9) Confidence and Executive Presence
Sometimes leaders show up to coaching and say, “I need more executive presence,” like it’s something you can order on Amazon and have delivered by Tuesday.
What they usually mean is much more specific, and much more real:
- “I’m fine until I’m in the room with those people.”
- “I over-explain because I’m trying to head off objections.”
- “I hear myself talking and think, ‘Why am I still talking?’”
- “I soften everything so no one gets uncomfortable, and then nothing is actually clear.”
Executive presence isn’t about sounding like a news anchor or taking up space for the sake of taking up space. It’s about being grounded enough that your message doesn’t wobble when the stakes rise.
10) Burnout, Energy, and the “I’m Fine” Lie
Leaders are often the last ones to admit they’re running on fumes, because everyone is watching.
In coaching, they’ll say something like, “I’m fine. I’m just tired.” But as they keep talking, it’s clear they are not fine.
This executive coaching topic is about more than self-care platitudes. It’s can include:
- Identifying a sustainable pace
- Setting boundaries without guilt
- Building a system where the leader isn’t holding everything
Sometimes the most strategic move is learning how to stop proving you’re indispensable.
How to Know Which Topic to Start With
If you’re staring at this list of executive coaching topics and thinking, “All of them, please,” you’re in excellent company.
Here’s a simple way to choose where to begin:
- Which issue costs you the most energy every week?
- Which issue is starting to affect other people?

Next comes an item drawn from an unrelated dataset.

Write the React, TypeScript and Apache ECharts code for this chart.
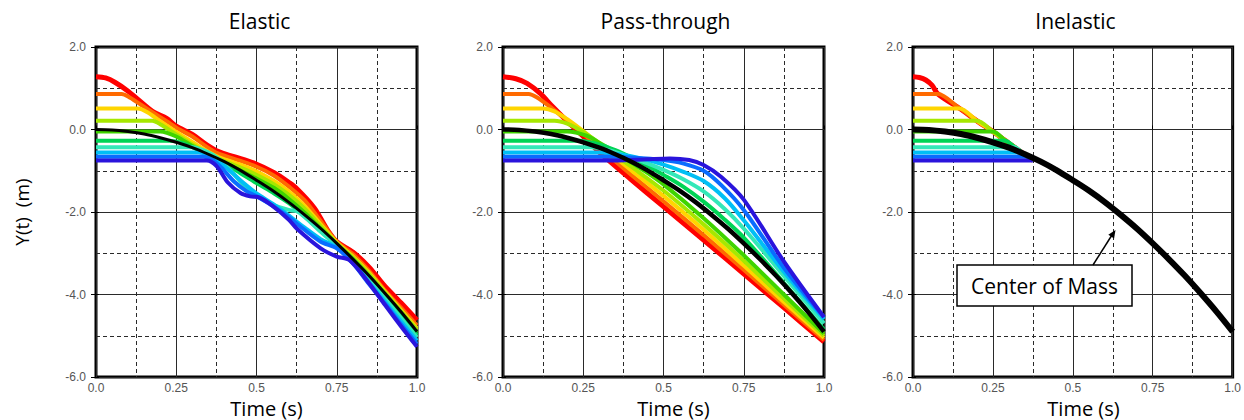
import React, { useEffect, useRef } from "react";
import * as echarts from "echarts";

type Pt = [number, number];

// ---------- texts ----------
const panelTitles = ["Elastic", "Pass-through", "Inelastic"];
const xTickValues = [0, 0.25, 0.5, 0.75, 1];
const xTickLabels = ["0.0", "0.25", "0.5", "0.75", "1.0"];
const xAxisTitle = "Time (s)";
const yAxisTitle = "Y(t)  (m)";
const calloutText = "Center of Mass";

// ---------- particle colours (top particle first) ----------
const particleColors = [
  "#ff0000", "#ff6a00", "#ffd500", "#a6e800", "#3fd400",
  "#00d455", "#33e8b8", "#00bff5", "#0a6cff", "#2a14dc",
];
const startLevels = [1.28, 0.86, 0.51, 0.21, -0.05, -0.27, -0.43, -0.56, -0.66, -0.75];

// ---------- centre of mass (black) ----------
const comTimes = [0, 0.05, 0.1, 0.15, 0.2, 0.25, 0.3, 0.35, 0.4, 0.45, 0.5, 0.55, 0.6, 0.65, 0.7, 0.75, 0.8, 0.85, 0.9, 0.95, 1.0];
const comValues = [0, -0.01, -0.05, -0.11, -0.2, -0.31, -0.44, -0.6, -0.78, -0.99, -1.23, -1.48, -1.76, -2.07, -2.4, -2.76, -3.14, -3.54, -3.97, -4.42, -4.9];

// ---------- Elastic ----------
const elasticRed: Pt[] = [[0, 1.28], [0.03, 1.25], [0.06, 1.14], [0.1, 0.93], [0.14, 0.67], [0.18, 0.42], [0.22, 0.27], [0.25, 0.08], [0.3, -0.12], [0.345, -0.37], [0.38, -0.53], [0.43, -0.66], [0.49, -0.81], [0.555, -1.05], [0.6, -1.28], [0.625, -1.43], [0.68, -1.9], [0.72, -2.42], [0.75, -2.72], [0.8, -2.97], [0.85, -3.33], [0.9, -3.8], [0.95, -4.2], [1.0, -4.62]];
const elasticOrange: Pt[] = [[0, 0.86], [0.06, 0.86], [0.08, 0.86], [0.1, 0.8], [0.14, 0.6], [0.18, 0.4], [0.22, 0.2], [0.26, 0.0], [0.3, -0.17], [0.345, -0.42], [0.38, -0.58], [0.43, -0.71], [0.49, -0.87], [0.555, -1.12], [0.6, -1.38], [0.65, -1.72], [0.7, -2.22], [0.75, -2.72], [0.8, -3.02], [0.85, -3.42], [0.9, -3.9], [0.95, -4.32], [1.0, -4.75]];
const elasticYellow: Pt[] = [[0, 0.51], [0.11, 0.51], [0.13, 0.51], [0.16, 0.42], [0.2, 0.2], [0.25, -0.06], [0.3, -0.3], [0.345, -0.52], [0.38, -0.66], [0.43, -0.8], [0.49, -0.98], [0.555, -1.25], [0.6, -1.5], [0.65, -1.85], [0.7, -2.3], [0.75, -2.74], [0.8, -3.08], [0.85, -3.47], [0.9, -3.93], [0.95, -4.38], [1.0, -4.82]];
const elasticLime: Pt[] = [[0, 0.21], [0.155, 0.21], [0.175, 0.21], [0.2, 0.13], [0.25, -0.12], [0.3, -0.36], [0.345, -0.57], [0.38, -0.7], [0.43, -0.86], [0.49, -1.06], [0.555, -1.33], [0.6, -1.58], [0.65, -1.92], [0.7, -2.34], [0.75, -2.76], [0.8, -3.1], [0.85, -3.5], [0.9, -3.95], [0.95, -4.4], [1.0, -4.86]];
const elasticGreen: Pt[] = [[0, -0.05], [0.18, -0.05], [0.2, -0.05], [0.25, -0.17], [0.3, -0.4], [0.345, -0.6], [0.38, -0.73], [0.43, -0.92], [0.49, -1.15], [0.555, -1.42], [0.6, -1.68], [0.65, -2.02], [0.7, -2.4], [0.75, -2.78], [0.8, -3.14], [0.85, -3.55], [0.9, -4.0], [0.95, -4.45], [1.0, -4.92]];
const elasticGreen2: Pt[] = [[0, -0.27], [0.21, -0.27], [0.23, -0.27], [0.27, -0.33], [0.32, -0.5], [0.36, -0.64], [0.4, -0.82], [0.45, -1.06], [0.5, -1.3], [0.555, -1.55], [0.6, -1.78], [0.65, -2.1], [0.7, -2.46], [0.75, -2.8], [0.8, -3.17], [0.85, -3.6], [0.9, -4.05], [0.95, -4.52], [1.0, -4.98]];
const elasticAqua: Pt[] = [[0, -0.43], [0.28, -0.43], [0.3, -0.43], [0.34, -0.52], [0.38, -0.7], [0.42, -1.0], [0.46, -1.35], [0.5, -1.6], [0.55, -1.82], [0.6, -1.95], [0.625, -1.98], [0.65, -2.12], [0.7, -2.48], [0.75, -2.82], [0.8, -3.2], [0.85, -3.64], [0.9, -4.1], [0.95, -4.57], [1.0, -5.04]];
const elasticCyan: Pt[] = [[0, -0.56], [0.3, -0.56], [0.32, -0.56], [0.35, -0.62], [0.38, -0.76], [0.42, -1.02], [0.46, -1.3], [0.5, -1.55], [0.55, -1.8], [0.6, -2.08], [0.65, -2.38], [0.7, -2.66], [0.75, -2.86], [0.8, -3.22], [0.85, -3.7], [0.9, -4.17], [0.95, -4.65], [1.0, -5.12]];
const elasticBlue: Pt[] = [[0, -0.66], [0.315, -0.66], [0.335, -0.66], [0.36, -0.72], [0.39, -0.92], [0.43, -1.26], [0.47, -1.5], [0.5, -1.62], [0.55, -1.85], [0.6, -2.12], [0.625, -2.28], [0.7, -2.72], [0.75, -2.88], [0.8, -3.24], [0.85, -3.74], [0.9, -4.22], [0.95, -4.72], [1.0, -5.2]];
const elasticDark: Pt[] = [[0, -0.75], [0.325, -0.75], [0.345, -0.75], [0.375, -0.88], [0.41, -1.28], [0.45, -1.54], [0.48, -1.62], [0.51, -1.65], [0.55, -1.85], [0.6, -2.18], [0.625, -2.4], [0.7, -2.88], [0.75, -3.08], [0.79, -3.17], [0.85, -3.72], [0.9, -4.25], [0.95, -4.77], [1.0, -5.27]];

// ---------- Pass-through ----------
const passRed: Pt[] = [[0, 1.28], [0.04, 1.23], [0.075, 1.12], [0.115, 0.88], [0.155, 0.55], [0.2, 0.2], [0.25, -0.17], [0.3, -0.55], [0.4, -1.22], [0.5, -1.87], [0.625, -2.68], [0.75, -3.5], [0.875, -4.32], [1.0, -5.15]];
const passOrange: Pt[] = [[0, 0.86], [0.06, 0.86], [0.08, 0.86], [0.105, 0.78], [0.15, 0.53], [0.2, 0.22], [0.25, -0.1], [0.3, -0.44], [0.4, -1.1], [0.5, -1.74], [0.625, -2.56], [0.75, -3.4], [0.875, -4.25], [1.0, -5.1]];
const passYellow: Pt[] = [[0, 0.51], [0.105, 0.51], [0.125, 0.51], [0.16, 0.44], [0.2, 0.25], [0.25, -0.04], [0.3, -0.36], [0.35, -0.68], [0.4, -0.99], [0.5, -1.61], [0.625, -2.43], [0.75, -3.3], [0.875, -4.18], [1.0, -5.05]];
const passLime: Pt[] = [[0, 0.21], [0.14, 0.21], [0.16, 0.21], [0.2, 0.14], [0.25, -0.06], [0.3, -0.33], [0.35, -0.62], [0.4, -0.9], [0.5, -1.48], [0.625, -2.3], [0.75, -3.18], [0.875, -4.1], [1.0, -5.0]];
const passGreen: Pt[] = [[0, -0.05], [0.18, -0.05], [0.2, -0.05], [0.26, -0.15], [0.3, -0.32], [0.35, -0.55], [0.4, -0.8], [0.45, -1.05], [0.5, -1.33], [0.625, -2.15], [0.75, -3.05], [0.875, -4.0], [1.0, -4.95]];
const passGreen2: Pt[] = [[0, -0.27], [0.22, -0.27], [0.24, -0.27], [0.3, -0.36], [0.35, -0.5], [0.4, -0.68], [0.45, -0.88], [0.5, -1.1], [0.56, -1.38], [0.625, -1.75], [0.69, -2.18], [0.75, -2.62], [0.875, -3.72], [1.0, -4.85]];
const passAqua: Pt[] = [[0, -0.43], [0.25, -0.43], [0.27, -0.43], [0.33, -0.5], [0.4, -0.68], [0.45, -0.82], [0.5, -0.98], [0.56, -1.2], [0.625, -1.5], [0.69, -1.92], [0.75, -2.4], [0.875, -3.55], [1.0, -4.7]];
const passCyan: Pt[] = [[0, -0.56], [0.28, -0.56], [0.3, -0.56], [0.36, -0.6], [0.43, -0.7], [0.5, -0.85], [0.56, -1.02], [0.625, -1.25], [0.69, -1.66], [0.75, -2.2], [0.875, -3.45], [1.0, -4.6]];
const passBlue: Pt[] = [[0, -0.66], [0.31, -0.66], [0.33, -0.66], [0.4, -0.68], [0.5, -0.74], [0.56, -0.82], [0.625, -1.0], [0.68, -1.35], [0.75, -1.95], [0.875, -3.35], [1.0, -4.55]];
const passDark: Pt[] = [[0, -0.75], [0.33, -0.75], [0.35, -0.75], [0.45, -0.72], [0.52, -0.7], [0.58, -0.74], [0.625, -0.86], [0.68, -1.15], [0.75, -1.7], [0.875, -3.2], [1.0, -4.55]];

// ---------- Inelastic ----------
const inelasticClump: Pt[] = [[0, 1.28], [0.02, 1.26], [0.04, 1.2], [0.06, 1.07], [0.078, 0.86], [0.146, 0.51], [0.2, 0.21], [0.25, -0.05], [0.289, -0.27], [0.318, -0.43], [0.341, -0.56], [0.359, -0.66], [0.375, -0.75]];
const inelasticJoinTimes = [0, 0.078, 0.146, 0.2, 0.25, 0.289, 0.318, 0.341, 0.359, 0.375];

// ---------- layout (not data) ----------
const GRID_LEFTS = [96, 503, 913];
const GRID_TOP = 47;
const GRID_W = 321;
const GRID_H = 330;
const TITLE_OFFSETS = [3, 2, 2];
const BLACK_WIDTHS = [3, 4.5, 6];
const FONT = "Open Sans";

function buildInelastic(): Pt[][] {
  return startLevels.map((lvl, i) => {
    const join = inelasticJoinTimes[i];
    if (i === 0) return inelasticClump;
    const tail = inelasticClump.filter((p) => p[0] >= join - 1e-9);
    return [[0, lvl], [Math.max(0, join - 0.02), lvl], ...tail] as Pt[];
  });
}

function buildOption(): any {
  const comPoints: Pt[] = comTimes.map((t, i) => [t, comValues[i]]);
  const panels: Pt[][][] = [
    [elasticRed, elasticOrange, elasticYellow, elasticLime, elasticGreen, elasticGreen2, elasticAqua, elasticCyan, elasticBlue, elasticDark],
    [passRed, passOrange, passYellow, passLime, passGreen, passGreen2, passAqua, passCyan, passBlue, passDark],
    buildInelastic(),
  ];

  const gridLine = { color: "#2a2a2a", width: 1 };
  const dashLine = { color: "#2a2a2a", width: 1, type: [4, 3] };
  const labelStyle = { color: "#555", fontSize: 12, fontFamily: "Liberation Sans" };

  const grid = GRID_LEFTS.map((l) => ({
    left: l, top: GRID_TOP, width: GRID_W, height: GRID_H,
    show: true, borderColor: "#000", borderWidth: 3, backgroundColor: "#fff",
  }));

  const xBottom = GRID_LEFTS.map((_, p) => ({
    type: "value", gridIndex: p, position: "bottom", min: 0, max: 1, interval: 0.25,
    axisLine: { show: false }, axisTick: { show: false },
    axisLabel: {
      ...labelStyle, margin: 5,
      formatter: (v: number) => {
        const k = xTickValues.findIndex((x) => Math.abs(x - v) < 1e-6);
        return k >= 0 ? xTickLabels[k] : "";
      },
    },
    splitLine: { show: true, lineStyle: gridLine },
    minorTick: { show: false, splitNumber: 2 },
    minorSplitLine: { show: true, lineStyle: dashLine },
  }));
  const xTop = GRID_LEFTS.map((_, p) => ({
    type: "value", gridIndex: p, position: "top", min: 0, max: 1, interval: 0.25,
    axisLine: { show: false }, axisLabel: { show: false }, splitLine: { show: false },
    axisTick: { show: true, length: 4, lineStyle: { color: "#000", width: 1 } },
  }));
  const yLeft = GRID_LEFTS.map((_, p) => ({
    type: "value", gridIndex: p, position: "left", min: -6, max: 2, interval: 2,
    axisLine: { show: false },
    axisTick: { show: true, length: 5, lineStyle: { color: "#000", width: 1 } },
    axisLabel: { ...labelStyle, margin: 10, formatter: (v: number) => v.toFixed(1) },
    splitLine: { show: true, lineStyle: gridLine },
    minorTick: { show: false, splitNumber: 2 },
    minorSplitLine: { show: true, lineStyle: dashLine },
  }));
  const yRight = GRID_LEFTS.map((_, p) => ({
    type: "value", gridIndex: p, position: "right", min: -6, max: 2, interval: 2,
    axisLine: { show: false }, axisLabel: { show: false }, splitLine: { show: false },
    axisTick: { show: true, length: 3, lineStyle: { color: "#000", width: 1 } },
  }));

  const series: any[] = [];
  panels.forEach((lines, p) => {
    lines.forEach((data, i) => {
      series.push({
        type: "line", xAxisIndex: p, yAxisIndex: p, data, symbol: "none", smooth: 0.3,
        silent: true, z: 2,
        lineStyle: { color: particleColors[i], width: i === 0 ? 5 : 4 },
      });
    });
    series.push({
      type: "line", xAxisIndex: p, yAxisIndex: p, data: comPoints, symbol: "none", smooth: 0.3,
      silent: true, z: 3,
      lineStyle: { color: "#000", width: BLACK_WIDTHS[p] },
    });
  });

  const textStyle = (text: string, size: number) => ({
    text, fontSize: size, fontFamily: FONT, fill: "#000", align: "center", verticalAlign: "middle",
  });

  const graphic: any[] = [
    ...panelTitles.map((t, p) => ({
      type: "text", x: GRID_LEFTS[p] + GRID_W / 2 + TITLE_OFFSETS[p], y: 21, style: textStyle(t, 21),
    })),
    ...GRID_LEFTS.map((l) => ({
      type: "text", x: l + GRID_W / 2 + 10, y: 408, style: textStyle(xAxisTitle, 20),
    })),
    { type: "text", x: 22, y: 212, rotation: Math.PI / 2, style: textStyle(yAxisTitle, 19) },
    {
      type: "rect", z: 50, shape: { x: 957, y: 265, width: 175, height: 41 },
      style: { fill: "#fff", stroke: "#000", lineWidth: 1.5 },
    },
    { type: "text", z: 51, x: 1044.5, y: 285.5, style: textStyle(calloutText, 21) },
    {
      type: "line", z: 50, shape: { x1: 1093, y1: 265, x2: 1112, y2: 235 },
      style: { stroke: "#000", lineWidth: 1.5 },
    },
    {
      type: "polygon", z: 50, shape: { points: [[1115.5, 230], [1114.1, 238.6], [1108.3, 234.8]] },
      style: { fill: "#000" },
    },
  ];

  return {
    animation: false,
    backgroundColor: "#fff",
    grid,
    xAxis: [...xBottom, ...xTop],
    yAxis: [...yLeft, ...yRight],
    series,
    graphic,
  };
}

export default function App() {
  const ref = useRef<HTMLDivElement>(null);
  useEffect(() => {
    if (!ref.current) return;
    const chart = echarts.init(ref.current, undefined, { renderer: "svg" });
    chart.setOption(buildOption());
    return () => chart.dispose();
  }, []);
  return (
    <div
      ref={ref}
      style={{ position: "fixed", left: 0, top: 0, width: 1244, height: 420, background: "#fff" }}
    />
  );
}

- Which issue will matter six months from now if nothing changes?
Start there.
Coaching works best when it’s attached to real life, not theoretical improvement. Pick the topic that shows up in your calendar, your inbox, and your Sunday night brain.
The Payoff: What Changes When Leaders Work on the Right Topic
When leaders work on the right coaching topic, you usually don’t see fireworks. You see relief.
- Meetings get sharper.
- Conversations get clearer.
- Decisions stop flip-flopping.
- Teams stop guessing.
And maybe the biggest change: leaders start leading, not just managing.
If you’re a leader, experiencing these issues doesn’t mean you’re in trouble. They’re a sign you’re paying attention. Making them your next coaching topic puts you ahead of the game.